Magnum Hunter's actual total net production for the three months ended
September 30, 2009 decreased approximately 6% or, 3,425 Boe (37 Boepd), to
approximately 53,927 Boe (586 Boepd) from 57,353 Boe (623 Boepd) produced
during the comparable three month period of 2008. The third quarter 2009
decline in production levels can be directly attributable to extraordinary
factors including: (i) a 10 day complete shut-in of all production at the
Company's Mohall Field in North Dakota for purposes of verifying the fields
response level to secondary recovery efforts from ongoing water flood
operations, (ii) the additional shut-in of selective individual producing
wells within the Mohall Field to allow for required expansion activities to
the field's production facilities in order to accommodate new incremental
production added from three successful horizontal wells drilled in the
field during the third quarter, and (iii) the separate shut-in of certain
producing wells within the Mohall Field for various safety reasons to allow
for the above mentioned drilling activities.
The Company has drilled six wells (gross) thus far in the fourth quarter of
2009 with two drilling rigs currently running.
FINANCIAL AND OPERATIONAL RESULTS FOR THE THREE AND NINE MONTHS ENDED
SEPTEMBER 30, 2009
Magnum Hunter reported a net loss of $3.1 million, or ($0.08) per basic and
fully diluted shares outstanding for the third quarter of 2009, as compared
to 2008's third quarter net loss of $535.5 thousand, or ($0.01) per basic
and fully diluted shares outstanding. The loss reported in the third
quarter of 2009 is primarily attributable to the substantial decline in the
realized price for crude oil (down 44%, from $106.33 per Bbl. to $59.53 per
Bbl.) and realized natural gas prices (down 66%, from $7.34 per Mcf to
$2.52 per Mcf) when compared to the third quarter of 2008. Total revenues
for the three months ended September 30, 2009 and September 30, 2008 were
$2.3 million and $6.0 million, respectively.

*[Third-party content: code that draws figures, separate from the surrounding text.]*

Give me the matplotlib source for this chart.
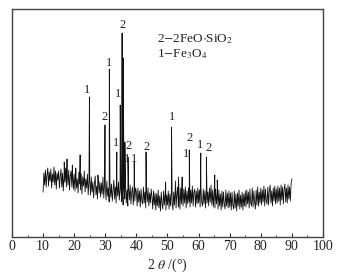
import numpy as np
import matplotlib
matplotlib.use("Agg")
import matplotlib.pyplot as plt
from matplotlib.ticker import MultipleLocator, NullLocator

plt.rcParams['font.family'] = ['Liberation Serif', 'DejaVu Serif']
plt.rcParams['mathtext.fontset'] = 'stix'

# background (0.25 deg steps from 10 to 90), hand-read intensity (arb. units)
bg_values = [
    45, 64, 52, 67, 50, 62, 69, 51, 65, 56, 68, 49, 63, 55, 70, 52, 66, 48, 64, 57,
    66, 49, 60, 68, 50, 64, 46, 62, 55, 69, 50, 65, 52, 67, 47, 61, 66, 50, 63, 48,
    63, 46, 66, 49, 58, 44, 65, 53, 47, 63, 43, 60, 51, 66, 45, 58, 49, 63, 42, 56,
    57, 42, 60, 45, 55, 39, 53, 61, 42, 51, 38, 59, 44, 55, 40, 54, 43, 60, 39, 52,
    52, 37, 56, 41, 49, 35, 54, 40, 53, 36, 47, 57, 38, 50, 34, 52, 41, 55, 37, 48,
    51, 35, 46, 32, 50, 38, 53, 34, 47, 31, 49, 37, 52, 33, 45, 50, 32, 47, 36, 49,
    45, 31, 49, 35, 46, 30, 48, 36, 33, 50, 34, 45, 29, 47, 35, 49, 31, 44, 34, 48,
    40, 28, 46, 32, 44, 27, 43, 31, 47, 29, 41, 26, 45, 33, 28, 46, 32, 43, 27, 42,
    32, 46, 28, 43, 31, 47, 34, 27, 45, 32, 48, 29, 42, 50, 30, 44, 28, 49, 33, 45,
    31, 48, 34, 50, 29, 46, 33, 49, 35, 30, 47, 34, 51, 31, 45, 48, 30, 46, 33, 49,
    34, 47, 30, 49, 35, 31, 48, 33, 46, 29, 50, 34, 45, 31, 49, 35, 52, 32, 47, 30,
    45, 29, 48, 33, 44, 28, 47, 31, 43, 27, 46, 30, 45, 33, 28, 47, 31, 44, 29, 46,
    30, 44, 27, 45, 32, 28, 46, 29, 43, 26, 44, 31, 47, 28, 42, 30, 45, 27, 43, 31,
    46, 30, 47, 33, 45, 29, 48, 34, 31, 49, 30, 46, 35, 28, 47, 32, 50, 31, 45, 34,
    49, 32, 47, 35, 51, 31, 48, 36, 33, 50, 32, 47, 52, 34, 46, 31, 49, 36, 51, 33,
    48, 34, 51, 36, 49, 32, 52, 37, 50, 33, 48, 53, 35, 49, 34, 52, 38, 50, 36, 54,
    58,
]
bg_x = np.linspace(10, 90, len(bg_values))

# diffraction peaks (2theta, intensity)
peak_pos = [16.8, 17.7, 19.4, 20.5, 21.9, 24.9, 27.6, 29.9, 31.3, 33.7, 34.8, 35.4,
            35.8, 36.3, 37.3, 39.3, 43.1, 49.4, 51.3, 52.6, 53.5, 54.7, 57.0, 60.7,
            62.5, 65.2, 66.0]
peak_int = [75, 78, 72, 69, 82, 140, 62, 112, 168, 85, 132, 204,
            179, 95, 80, 75, 85, 55, 110, 56, 60, 60, 87, 84,
            80, 62, 57]

# peak annotations (2theta, height, label)
lab_x = [24.2, 29.7, 31.3, 34.0, 35.5, 33.6, 37.5, 37.0, 39.4, 43.3, 51.4, 57.1, 56.1, 60.6, 63.3]
lab_y = [147, 120, 174, 143, 212, 94, 91, 78, 78, 90, 120, 99, 83, 92, 89]
lab_t = ['1', '2', '1', '1', '2', '1', '2', '1', '1', '2', '1', '2', '1', '1', '2']

legend_lines = [r'2$-$2FeO$\cdot$SiO$_2$', r'1$-$Fe$_3$O$_4$']

# merge background and peaks into one pattern
xs = np.concatenate([bg_x, peak_pos])
ys = np.concatenate([bg_values, peak_int])
order = np.argsort(xs, kind='stable')
xs, ys = xs[order], ys[order]

fig = plt.figure(figsize=(3.62, 2.79), dpi=100)
ax = fig.add_axes([0.0331, 0.1505, 0.8592, 0.8172])
ax.plot(xs, ys, color='#111111', lw=0.6)

for x, y, t in zip(lab_x, lab_y, lab_t):
    ax.text(x, y, t, fontsize=9, ha='center', va='center', color='#222222')

ax.text(46.6, 198, legend_lines[0], fontsize=9.5, ha='left', va='center', color='#222222')
ax.text(46.6, 183, legend_lines[1], fontsize=9.5, ha='left', va='center', color='#222222')

ax.set_xlim(0, 100)
ax.set_ylim(0, 228)
ax.xaxis.set_major_locator(MultipleLocator(10))
ax.xaxis.set_minor_locator(MultipleLocator(5))
ax.yaxis.set_major_locator(NullLocator())
ax.tick_params(axis='x', which='major', direction='in', length=3, width=0.8,
               labelsize=10, pad=2.5, colors='#333333', labelcolor='#222222')
ax.tick_params(axis='x', which='minor', direction='in', length=1.5, width=0.6, colors='#333333')
for s in ax.spines.values():
    s.set_color('#444444')
    s.set_linewidth(1.0)
ax.set_xlabel(r'2 $\theta$ /(°)', fontsize=10, labelpad=2, color='#222222')

fig.savefig('out.png', dpi=100)
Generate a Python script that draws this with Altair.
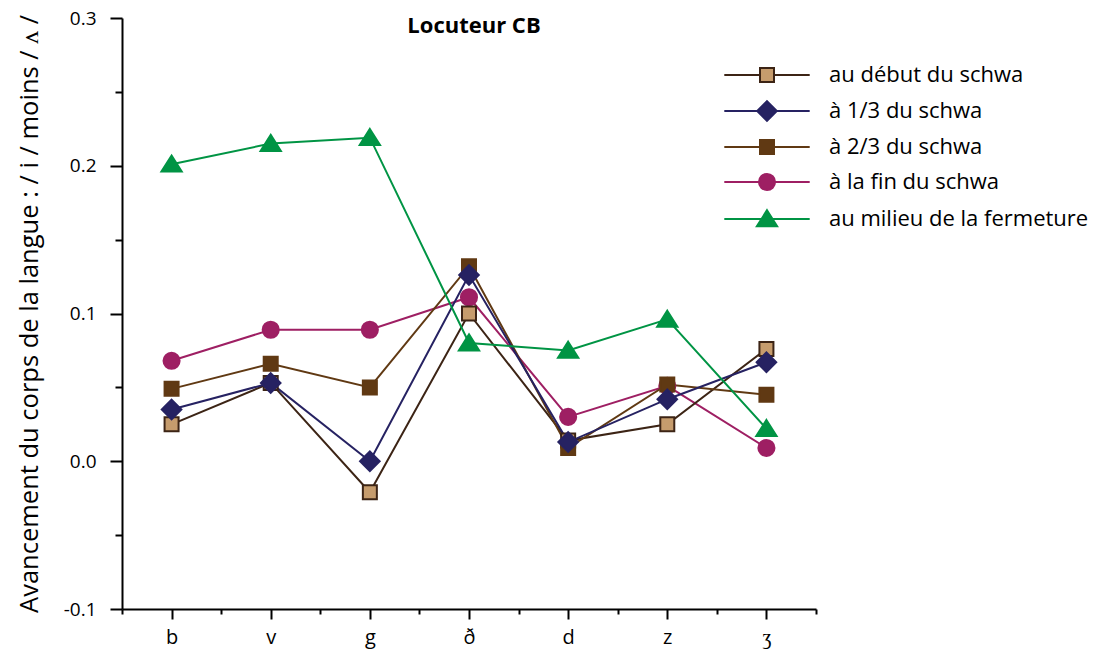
import altair as alt
import pandas as pd

categories = ["b", "v", "g", "ð", "d", "z", "ʒ"]
series_names = [
    "au début du schwa",
    "à 1/3 du schwa",
    "à 2/3 du schwa",
    "à la fin du schwa",
    "au milieu de la fermeture",
]
debut = [0.025, 0.053, -0.021, 0.100, 0.014, 0.025, 0.076]
tiers1 = [0.035, 0.053, 0.000, 0.126, 0.013, 0.042, 0.067]
tiers2 = [0.049, 0.066, 0.050, 0.132, 0.009, 0.052, 0.045]
fin = [0.068, 0.089, 0.089, 0.111, 0.030, 0.051, 0.009]
milieu = [0.201, 0.215, 0.219, 0.080, 0.075, 0.096, 0.022]

# drawing order (later drawn on top)
draw_order = [fin, debut, tiers2, tiers1, milieu]
draw_names = [series_names[3], series_names[0], series_names[2], series_names[1], series_names[4]]

rows = []
for name, vals in zip(draw_names, draw_order):
    for i, (c, v) in enumerate(zip(categories, vals)):
        rows.append({"series": name, "idx": i, "cat": c, "value": v})
df = pd.DataFrame(rows)

FONT = "Open Sans"
fill_colors = ["#c69c6d", "#262262", "#603913", "#9e1f63", "#009444"]
stroke_colors = ["#3c2415", "#262262", "#603913", "#9e1f63", "#009444"]

marker_paths = [
    "M-1,-1H1V1H-1Z",
    "M0,-1.4L1.4,0L0,1.4L-1.4,0Z",
    "M-1,-1H1V1H-1Z",
    "M1.15,0A1.15,1.15 0 1,1 -1.15,0A1.15,1.15 0 1,1 1.15,0Z",
    "M0,-1.25L1.45,1.05H-1.45Z",
]
L = 6.1
legend_paths = [
    f"M-{L},0H-1M-1,-1H1V1H-1ZM1,0H{L}",
    f"M-{L},0H-1.4M0,-1.4L1.4,0L0,1.4L-1.4,0ZM1.4,0H{L}",
    f"M-{L},0H-1M-1,-1H1V1H-1ZM1,0H{L}",
    f"M-{L},0H-1.15M1.15,0A1.15,1.15 0 1,1 -1.15,0A1.15,1.15 0 1,1 1.15,0ZM1.15,0H{L}",
    f"M-{L},0H{L}M0,-1.25L1.45,1.05H-1.45Z",
]

cat_js = "[" + ",".join(f"'{c}'" for c in categories) + "]"

x_enc = alt.X(
    "idx:Q",
    scale=alt.Scale(domain=[-0.5, len(categories) - 0.5], nice=False, zero=False),
    axis=alt.Axis(
        title=None,
        values=[i / 2 for i in range(-1, 2 * len(categories))],
        labelExpr=f"datum.value == floor(datum.value) ? {cat_js}[datum.value] : ''",
        tickSize={"condition": {"test": "datum.value == floor(datum.value)", "value": 10}, "value": 5},
        labelFontSize=20,
        labelPadding=8,
        labelOverlap=False,
        grid=False,
    ),
)
y_enc = alt.Y(
    "value:Q",
    scale=alt.Scale(domain=[-0.1, 0.3], nice=False, zero=False),
    axis=alt.Axis(
        title="Avancement du corps de la langue : / i / moins / ʌ /",
        titleFontSize=25.5,
        titleFontWeight="normal",
        titlePadding=21,
        values=[round(-0.1 + 0.05 * i, 2) for i in range(9)],
        labelExpr="abs(datum.value*10 - round(datum.value*10)) < 0.01 ? replace(format(datum.value, '.1f'), '\u2212', '-') : ''",
        tickSize={"condition": {"test": "abs(datum.value*10 - round(datum.value*10)) < 0.01", "value": 12}, "value": 7},
        labelFontSize=19,
        labelPadding=14,
        labelOverlap=False,
        grid=False,
    ),
)

base = alt.Chart(df)

lines = base.mark_line(strokeWidth=2).encode(
    x=x_enc,
    y=y_enc,
    stroke=alt.Stroke("series:N", scale=alt.Scale(domain=series_names, range=stroke_colors), legend=None),
)

points = base.mark_point(filled=True, opacity=1, strokeWidth=2, size=196).encode(
    x=x_enc,
    y=y_enc,
    shape=alt.Shape("series:N", scale=alt.Scale(domain=series_names, range=marker_paths), legend=None),
    fill=alt.Fill("series:N", scale=alt.Scale(domain=series_names, range=fill_colors), legend=None),
    stroke=alt.Stroke("series:N", scale=alt.Scale(domain=series_names, range=stroke_colors), legend=None),
)

legend = alt.Legend(
    title=None,
    orient="none",
    legendX=634,
    legendY=46,
    symbolSize=196,
    symbolStrokeWidth=2,
    labelFontSize=22,
    labelFont=FONT,
    labelColor="black",
    labelOffset=51,
    rowPadding=11,
    labelLimit=400,
)
legend_layer = base.transform_filter("false").mark_point(filled=True, opacity=1, strokeWidth=2, size=196).encode(
    x=x_enc,
    y=y_enc,
    shape=alt.Shape("series:N", scale=alt.Scale(domain=series_names, range=legend_paths), legend=legend),
    fill=alt.Fill("series:N", scale=alt.Scale(domain=series_names, range=fill_colors), legend=legend),
    stroke=alt.Stroke("series:N", scale=alt.Scale(domain=series_names, range=stroke_colors), legend=legend),
)

chart = (
    alt.layer(lines, points, legend_layer)
    .resolve_scale(shape="independent", fill="independent", stroke="independent")
    .properties(
        width=694,
        height=591,
        autosize=alt.AutoSizeParams(type="none"),
        padding={"left": 114, "top": 10, "right": 280, "bottom": 40},
        title=alt.TitleParams(
            "Locuteur CB",
            fontSize=22,
            fontWeight="bold",
            font=FONT,
            color="black",
            anchor="middle",
            dy=33,
            dx=5,
        ),
    )
    .configure_view(stroke=None)
    .configure_axis(
        domainColor="black",
        domainWidth=2,
        tickColor="black",
        tickWidth=2,
        labelColor="black",
        titleColor="black",
        labelFont=FONT,
        titleFont=FONT,
    )
)

chart.save("out.html", embed_options={"renderer": "svg", "actions": False})
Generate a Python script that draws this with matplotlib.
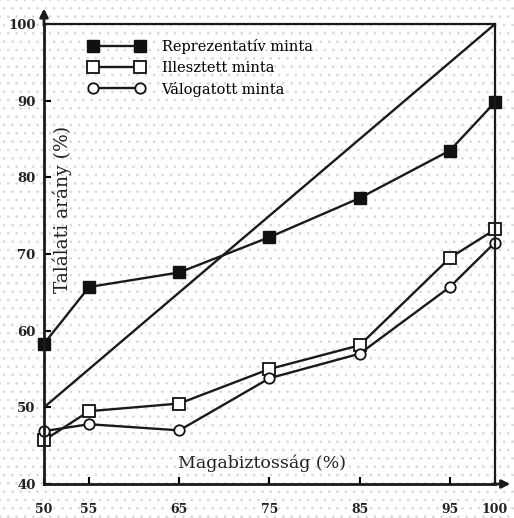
import numpy as np
import matplotlib.pyplot as plt

plt.rcParams['font.family'] = ['DejaVu Serif', 'Liberation Serif']
plt.rcParams['hatch.color'] = '#d6d6d6'
plt.rcParams['hatch.linewidth'] = 0.6

# adatok
x_vals = [50, 55, 65, 75, 85, 95, 100]
reprezentativ = [58.3, 65.7, 67.6, 72.2, 77.3, 83.5, 89.8]
illesztett = [45.7, 49.5, 50.5, 55.0, 58.1, 69.5, 73.2]
valogatott = [46.9, 47.8, 47.0, 53.8, 57.0, 65.7, 71.5]
series_names = ['Reprezentatív minta', 'Illesztett minta', 'Válogatott minta']
x_ticks = [50, 55, 65, 75, 85, 95, 100]
y_ticks = [40, 50, 60, 70, 80, 90, 100]

fig = plt.figure(figsize=(5.14, 5.18), dpi=100)
fig.patch.set_facecolor('white')
ax = fig.add_axes([0.0856, 0.0656, 0.8774, 0.888])
ax.patch.set_alpha(0)

# pöttyös háttér
bg = fig.add_axes([0, 0, 1, 1], zorder=-1)
bg.add_patch(plt.Rectangle((0, 0), 1, 1, facecolor='white', hatch='..', lw=0))
bg.axis('off')

ax.plot([50, 100], [50, 100], color='#1a1a1a', lw=1.7)
ax.plot(x_vals, reprezentativ, '-s', color='#1a1a1a', lw=1.7, ms=9,
        mfc='#111111', mec='#111111', label=series_names[0], clip_on=False)
ax.plot(x_vals, illesztett, '-s', color='#1a1a1a', lw=1.7, ms=9,
        mfc='white', mec='#111111', mew=1.3, label=series_names[1], clip_on=False)
ax.plot(x_vals, valogatott, '-o', color='#1a1a1a', lw=1.7, ms=7.5,
        mfc='white', mec='#111111', mew=1.3, label=series_names[2], clip_on=False)

ax.set_xlim(50, 100)
ax.set_ylim(40, 100)
for s in ax.spines.values():
    s.set_linewidth(2)
    s.set_color('#1a1a1a')
ax.spines['top'].set_linewidth(1.6)
ax.spines['right'].set_linewidth(1.6)

ax.set_xticks(x_ticks)
ax.set_yticks(y_ticks)
ax.set_xticklabels([str(v) for v in x_ticks], fontweight='bold', fontsize=9, color='#222222')
ax.set_yticklabels([str(v) for v in y_ticks], fontweight='bold', fontsize=9.5, color='#222222')
ax.tick_params(direction='in', length=5, width=1.5, top=False, right=False)
ax.tick_params(axis='x', pad=14)
ax.tick_params(axis='y', pad=6)

# nyilak
ax.annotate('', xy=(0, 1.04), xytext=(0, 0.99), xycoords='axes fraction',
            arrowprops=dict(arrowstyle='-|>', color='#1a1a1a', lw=2, mutation_scale=12))
ax.annotate('', xy=(1.04, 0), xytext=(0.99, 0), xycoords='axes fraction',
            arrowprops=dict(arrowstyle='-|>', color='#1a1a1a', lw=2, mutation_scale=12))

ax.text(0.04, 0.596, 'Találati arány (%)', transform=ax.transAxes, rotation=90,
        ha='center', va='center', fontsize=13.5, color='#222222')
ax.text(0.483, 0.046, 'Magabiztosság (%)', transform=ax.transAxes,
        ha='center', va='center', fontsize=12.5, color='#222222')

ax.legend(loc='upper left', bbox_to_anchor=(0.07, 0.995), frameon=False, numpoints=2,
          handlelength=3.8, fontsize=10.5, labelspacing=0.45, handletextpad=1.2)

fig.savefig('out.png', dpi=100)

The Company reported an increase in general and administrative expenses as
compared to the third quarter of 2008 of $1.5 million. The general and
administrative expense increase for the third quarter of 2009 was due to:
(i) non-recurring transactional expenses associated with the acquisition of
Sharon Resources, Inc. and Triad, (ii) non-recurring expenses associated
with the acquisition of an additional working interest in the Company
operated East Chalkley Field, located in Cameron Parish, Louisiana, and
(iii) non-recurring expenses during the third quarter of 2009 associated
with certain changes in the senior management of the Company and the
vesting of incentive stock options due to performance. The Sharon Resources
acquisition was closed by the Company on the last day of the quarter or
September 30, 2009. Total consideration paid by Magnum Hunter for Sharon
Resources was 2.3 million of the Company's restricted common shares. Total
consideration paid by Magnum Hunter for the East Chalkley additional
working interest was approximately $1.7 million in cash. The effective date
for the East Chalkley acquisition was July 1, 2009 with the actual closing
occurring on October 15, 2009.
Magnum Hunter reported a net loss of $7.8 million, or ($0.21) per basic and
fully diluted shares outstanding for the nine months ended September 30,
2009 as compared to a net loss of $4.1 million, or ($0.11) per basic and
fully diluted shares for the nine months ended September 30, 2008. The net
loss for the nine months ended September 30, 2009 is also attributable to
the aforementioned substantial decline in crude oil and natural gas prices,
lower production in the Mohall Field of North Dakota from the required
operational shut-in of field production as described above, and the
aforementioned non-recurring expenses.
Operating cash flow (before changes in working capital accounts) generated
by Magnum Hunter during the first nine months of 2009 was approximately
$1.0 million compared to $4.0 million generated by the Company during the
first nine months of 2008. Magnum Hunter's operating cash flow (before
changes in working capital accounts) was positively impacted during the
first nine months of 2008 from a non-recurring cash flow add back of a loss
on the extinguishment of debt in the amount of $2.8 million during fiscal
year 2008.
NEW FINANCINGS UPDATE
On October 26, 2009, Magnum Hunter announced that the Company received a
commitment for a new $150 million three-year term senior secured revolving
credit facility (the "new bank facility") provided by the Bank of Montreal
("BMO"). This new bank facility will be used for general corporate
purposes including the acquisition of crude oil and natural gas properties.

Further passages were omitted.